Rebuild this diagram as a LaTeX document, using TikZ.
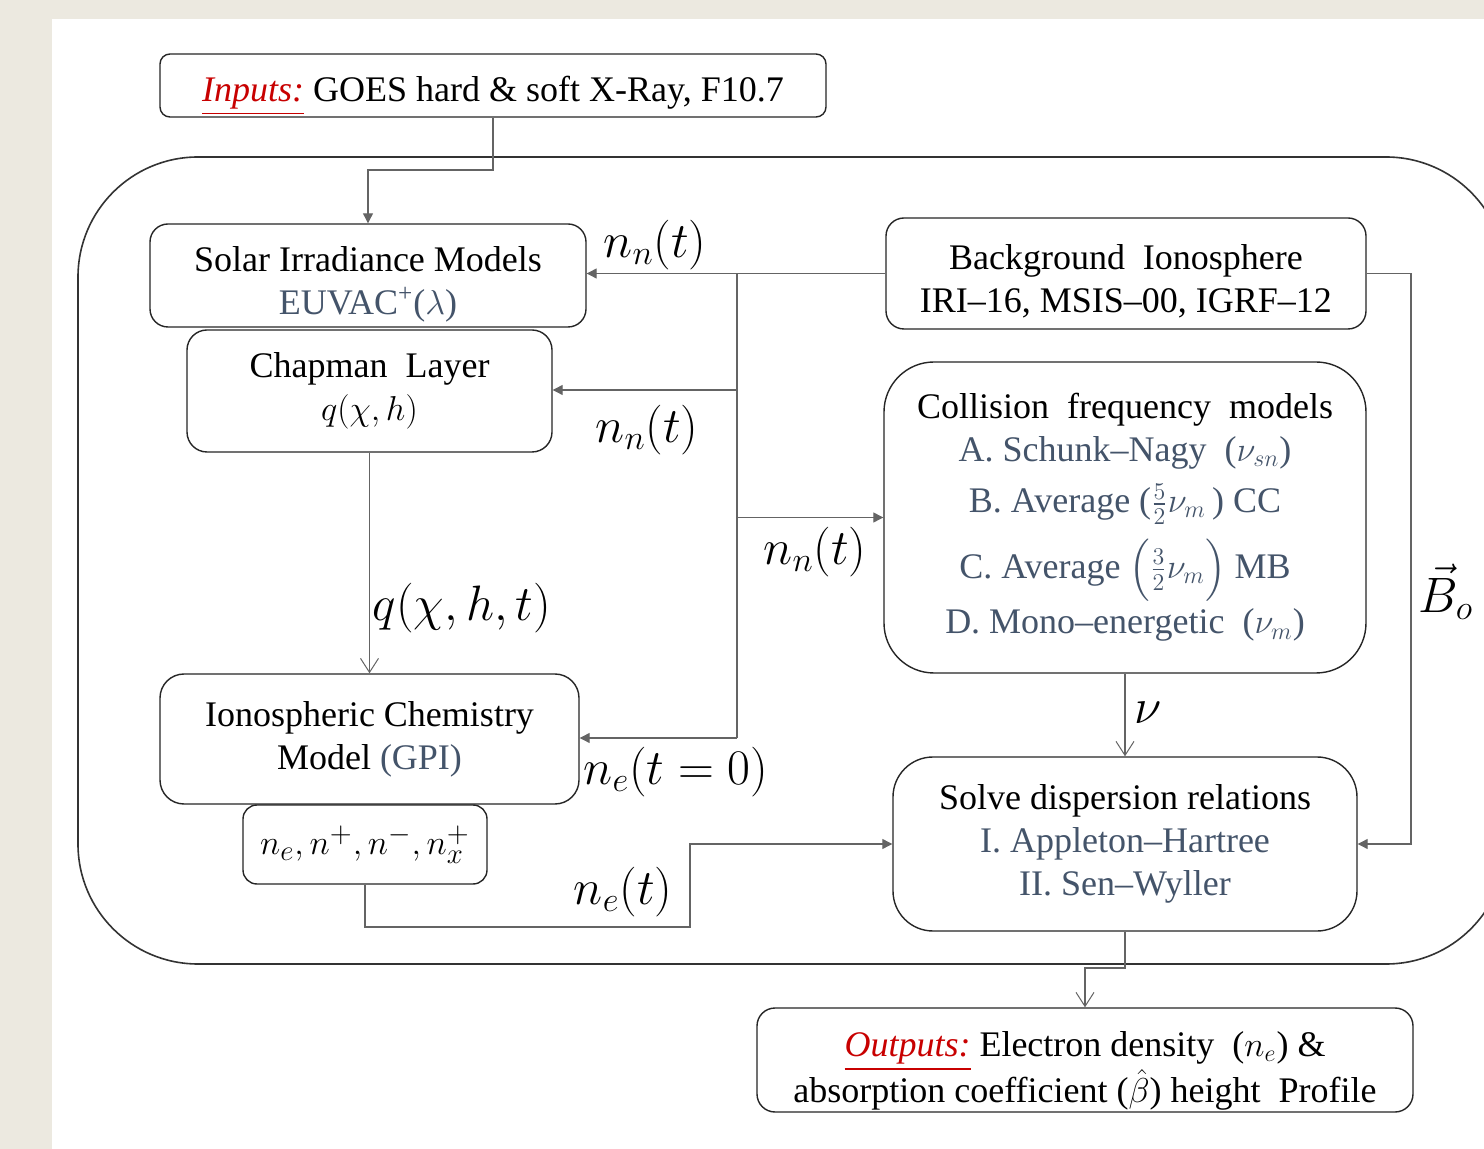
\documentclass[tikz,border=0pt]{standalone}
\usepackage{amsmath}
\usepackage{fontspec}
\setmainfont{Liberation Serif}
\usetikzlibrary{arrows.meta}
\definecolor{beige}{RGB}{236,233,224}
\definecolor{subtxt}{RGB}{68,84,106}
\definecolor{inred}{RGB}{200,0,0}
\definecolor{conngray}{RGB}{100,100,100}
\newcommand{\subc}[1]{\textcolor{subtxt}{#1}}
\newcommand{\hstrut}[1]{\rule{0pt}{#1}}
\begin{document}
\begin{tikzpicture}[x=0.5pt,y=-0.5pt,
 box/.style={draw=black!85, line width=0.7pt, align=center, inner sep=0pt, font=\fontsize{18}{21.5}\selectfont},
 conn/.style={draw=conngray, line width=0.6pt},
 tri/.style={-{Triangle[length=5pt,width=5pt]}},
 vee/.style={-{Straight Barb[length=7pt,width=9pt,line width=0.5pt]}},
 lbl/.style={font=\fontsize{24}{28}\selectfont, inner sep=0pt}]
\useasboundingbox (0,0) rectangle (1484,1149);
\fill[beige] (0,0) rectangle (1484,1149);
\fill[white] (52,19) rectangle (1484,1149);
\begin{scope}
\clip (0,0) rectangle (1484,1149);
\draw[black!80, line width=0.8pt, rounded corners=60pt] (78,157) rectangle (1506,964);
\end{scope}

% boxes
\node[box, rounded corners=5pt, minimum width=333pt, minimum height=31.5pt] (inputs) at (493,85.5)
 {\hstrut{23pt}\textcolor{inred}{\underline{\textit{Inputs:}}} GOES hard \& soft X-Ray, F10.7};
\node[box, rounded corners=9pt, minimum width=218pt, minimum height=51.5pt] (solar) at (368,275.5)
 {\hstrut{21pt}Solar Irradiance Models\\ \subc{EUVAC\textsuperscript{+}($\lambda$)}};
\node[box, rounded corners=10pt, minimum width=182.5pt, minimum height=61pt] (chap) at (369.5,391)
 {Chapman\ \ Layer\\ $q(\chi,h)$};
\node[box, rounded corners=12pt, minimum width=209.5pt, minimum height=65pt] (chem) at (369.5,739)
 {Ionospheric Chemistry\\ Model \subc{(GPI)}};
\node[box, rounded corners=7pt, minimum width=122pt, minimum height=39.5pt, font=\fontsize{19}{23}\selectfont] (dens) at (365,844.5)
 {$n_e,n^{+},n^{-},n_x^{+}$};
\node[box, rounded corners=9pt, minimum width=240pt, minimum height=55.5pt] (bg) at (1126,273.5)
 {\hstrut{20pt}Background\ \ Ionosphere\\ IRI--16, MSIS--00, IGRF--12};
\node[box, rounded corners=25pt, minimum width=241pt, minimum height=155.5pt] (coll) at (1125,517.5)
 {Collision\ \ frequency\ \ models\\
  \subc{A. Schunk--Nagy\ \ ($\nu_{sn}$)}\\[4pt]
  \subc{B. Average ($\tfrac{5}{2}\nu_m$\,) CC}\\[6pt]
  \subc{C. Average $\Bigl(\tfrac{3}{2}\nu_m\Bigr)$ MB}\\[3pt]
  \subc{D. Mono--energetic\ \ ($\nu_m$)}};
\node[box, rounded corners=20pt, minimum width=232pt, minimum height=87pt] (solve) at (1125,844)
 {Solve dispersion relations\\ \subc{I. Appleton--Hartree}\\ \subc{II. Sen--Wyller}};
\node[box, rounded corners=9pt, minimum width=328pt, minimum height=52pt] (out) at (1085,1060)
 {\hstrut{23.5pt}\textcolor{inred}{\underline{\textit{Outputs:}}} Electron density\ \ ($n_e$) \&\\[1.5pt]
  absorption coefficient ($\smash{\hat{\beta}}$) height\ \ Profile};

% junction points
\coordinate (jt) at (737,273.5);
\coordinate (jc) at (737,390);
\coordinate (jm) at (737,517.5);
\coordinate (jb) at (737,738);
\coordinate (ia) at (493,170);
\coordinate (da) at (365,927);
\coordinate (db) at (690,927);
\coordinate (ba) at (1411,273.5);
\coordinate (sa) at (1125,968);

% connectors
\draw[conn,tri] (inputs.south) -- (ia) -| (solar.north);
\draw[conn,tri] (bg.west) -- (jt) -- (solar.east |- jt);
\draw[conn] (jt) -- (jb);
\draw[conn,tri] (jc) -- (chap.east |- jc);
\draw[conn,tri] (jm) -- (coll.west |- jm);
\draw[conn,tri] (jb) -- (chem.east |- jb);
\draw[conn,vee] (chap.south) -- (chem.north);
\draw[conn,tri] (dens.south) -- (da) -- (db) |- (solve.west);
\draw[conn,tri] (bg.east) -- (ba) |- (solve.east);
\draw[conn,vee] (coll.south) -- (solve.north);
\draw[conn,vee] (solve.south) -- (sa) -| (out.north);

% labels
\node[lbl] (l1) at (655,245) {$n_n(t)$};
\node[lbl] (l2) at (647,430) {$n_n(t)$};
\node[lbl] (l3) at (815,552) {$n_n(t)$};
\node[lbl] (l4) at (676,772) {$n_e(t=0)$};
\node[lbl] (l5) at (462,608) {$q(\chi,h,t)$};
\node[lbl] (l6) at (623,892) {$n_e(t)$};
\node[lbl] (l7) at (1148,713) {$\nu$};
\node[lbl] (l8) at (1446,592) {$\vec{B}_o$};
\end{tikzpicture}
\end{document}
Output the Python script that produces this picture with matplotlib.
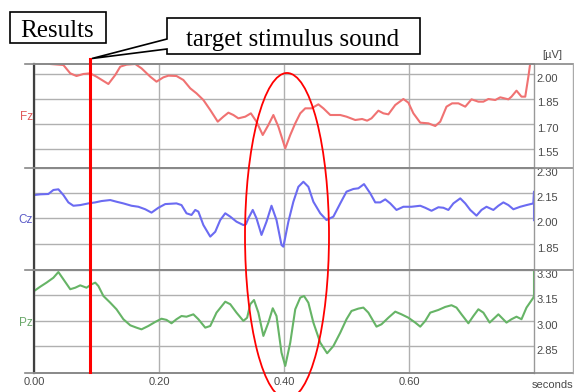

▬▬▬▬▬▬

Set down the material exactly, every line of it, except for the pictures.

Rebuild this diagram as a LaTeX document, using TikZ.
\documentclass[tikz,border=0pt]{standalone}
\usepackage{amsmath}
\usepackage{fontspec}
\setmainfont{Liberation Serif}
\usetikzlibrary{arrows.meta}
\definecolor{beige}{RGB}{236,233,224}
\definecolor{subtxt}{RGB}{68,84,106}
\definecolor{inred}{RGB}{200,0,0}
\definecolor{conngray}{RGB}{100,100,100}
\newcommand{\subc}[1]{\textcolor{subtxt}{#1}}
\newcommand{\hstrut}[1]{\rule{0pt}{#1}}
\begin{document}
\begin{tikzpicture}[x=0.5pt,y=-0.5pt,
 box/.style={draw=black!85, line width=0.7pt, align=center, inner sep=0pt, font=\fontsize{18}{21.5}\selectfont},
 conn/.style={draw=conngray, line width=0.6pt},
 tri/.style={-{Triangle[length=5pt,width=5pt]}},
 vee/.style={-{Straight Barb[length=7pt,width=9pt,line width=0.5pt]}},
 lbl/.style={font=\fontsize{24}{28}\selectfont, inner sep=0pt}]
\useasboundingbox (0,0) rectangle (1484,1149);
\fill[beige] (0,0) rectangle (1484,1149);
\fill[white] (52,19) rectangle (1484,1149);
\begin{scope}
\clip (0,0) rectangle (1484,1149);
\draw[black!80, line width=0.8pt, rounded corners=60pt] (78,157) rectangle (1506,964);
\end{scope}

% boxes
\node[box, rounded corners=5pt, minimum width=333pt, minimum height=31.5pt] (inputs) at (493,85.5)
 {\hstrut{23pt}\textcolor{inred}{\underline{\textit{Inputs:}}} GOES hard \& soft X-Ray, F10.7};
\node[box, rounded corners=9pt, minimum width=218pt, minimum height=51.5pt] (solar) at (368,275.5)
 {\hstrut{21pt}Solar Irradiance Models\\ \subc{EUVAC\textsuperscript{+}($\lambda$)}};
\node[box, rounded corners=10pt, minimum width=182.5pt, minimum height=61pt] (chap) at (369.5,391)
 {Chapman\ \ Layer\\ $q(\chi,h)$};
\node[box, rounded corners=12pt, minimum width=209.5pt, minimum height=65pt] (chem) at (369.5,739)
 {Ionospheric Chemistry\\ Model \subc{(GPI)}};
\node[box, rounded corners=7pt, minimum width=122pt, minimum height=39.5pt, font=\fontsize{19}{23}\selectfont] (dens) at (365,844.5)
 {$n_e,n^{+},n^{-},n_x^{+}$};
\node[box, rounded corners=9pt, minimum width=240pt, minimum height=55.5pt] (bg) at (1126,273.5)
 {\hstrut{20pt}Background\ \ Ionosphere\\ IRI--16, MSIS--00, IGRF--12};
\node[box, rounded corners=25pt, minimum width=241pt, minimum height=155.5pt] (coll) at (1125,517.5)
 {Collision\ \ frequency\ \ models\\
  \subc{A. Schunk--Nagy\ \ ($\nu_{sn}$)}\\[4pt]
  \subc{B. Average ($\tfrac{5}{2}\nu_m$\,) CC}\\[6pt]
  \subc{C. Average $\Bigl(\tfrac{3}{2}\nu_m\Bigr)$ MB}\\[3pt]
  \subc{D. Mono--energetic\ \ ($\nu_m$)}};
\node[box, rounded corners=20pt, minimum width=232pt, minimum height=87pt] (solve) at (1125,844)
 {Solve dispersion relations\\ \subc{I. Appleton--Hartree}\\ \subc{II. Sen--Wyller}};
\node[box, rounded corners=9pt, minimum width=328pt, minimum height=52pt] (out) at (1085,1060)
 {\hstrut{23.5pt}\textcolor{inred}{\underline{\textit{Outputs:}}} Electron density\ \ ($n_e$) \&\\[1.5pt]
  absorption coefficient ($\smash{\hat{\beta}}$) height\ \ Profile};

% junction points
\coordinate (jt) at (737,273.5);
\coordinate (jc) at (737,390);
\coordinate (jm) at (737,517.5);
\coordinate (jb) at (737,738);
\coordinate (ia) at (493,170);
\coordinate (da) at (365,927);
\coordinate (db) at (690,927);
\coordinate (ba) at (1411,273.5);
\coordinate (sa) at (1125,968);

% connectors
\draw[conn,tri] (inputs.south) -- (ia) -| (solar.north);
\draw[conn,tri] (bg.west) -- (jt) -- (solar.east |- jt);
\draw[conn] (jt) -- (jb);
\draw[conn,tri] (jc) -- (chap.east |- jc);
\draw[conn,tri] (jm) -- (coll.west |- jm);
\draw[conn,tri] (jb) -- (chem.east |- jb);
\draw[conn,vee] (chap.south) -- (chem.north);
\draw[conn,tri] (dens.south) -- (da) -- (db) |- (solve.west);
\draw[conn,tri] (bg.east) -- (ba) |- (solve.east);
\draw[conn,vee] (coll.south) -- (solve.north);
\draw[conn,vee] (solve.south) -- (sa) -| (out.north);

% labels
\node[lbl] (l1) at (655,245) {$n_n(t)$};
\node[lbl] (l2) at (647,430) {$n_n(t)$};
\node[lbl] (l3) at (815,552) {$n_n(t)$};
\node[lbl] (l4) at (676,772) {$n_e(t=0)$};
\node[lbl] (l5) at (462,608) {$q(\chi,h,t)$};
\node[lbl] (l6) at (623,892) {$n_e(t)$};
\node[lbl] (l7) at (1148,713) {$\nu$};
\node[lbl] (l8) at (1446,592) {$\vec{B}_o$};
\end{tikzpicture}
\end{document}
Output the Python script that produces this picture with matplotlib.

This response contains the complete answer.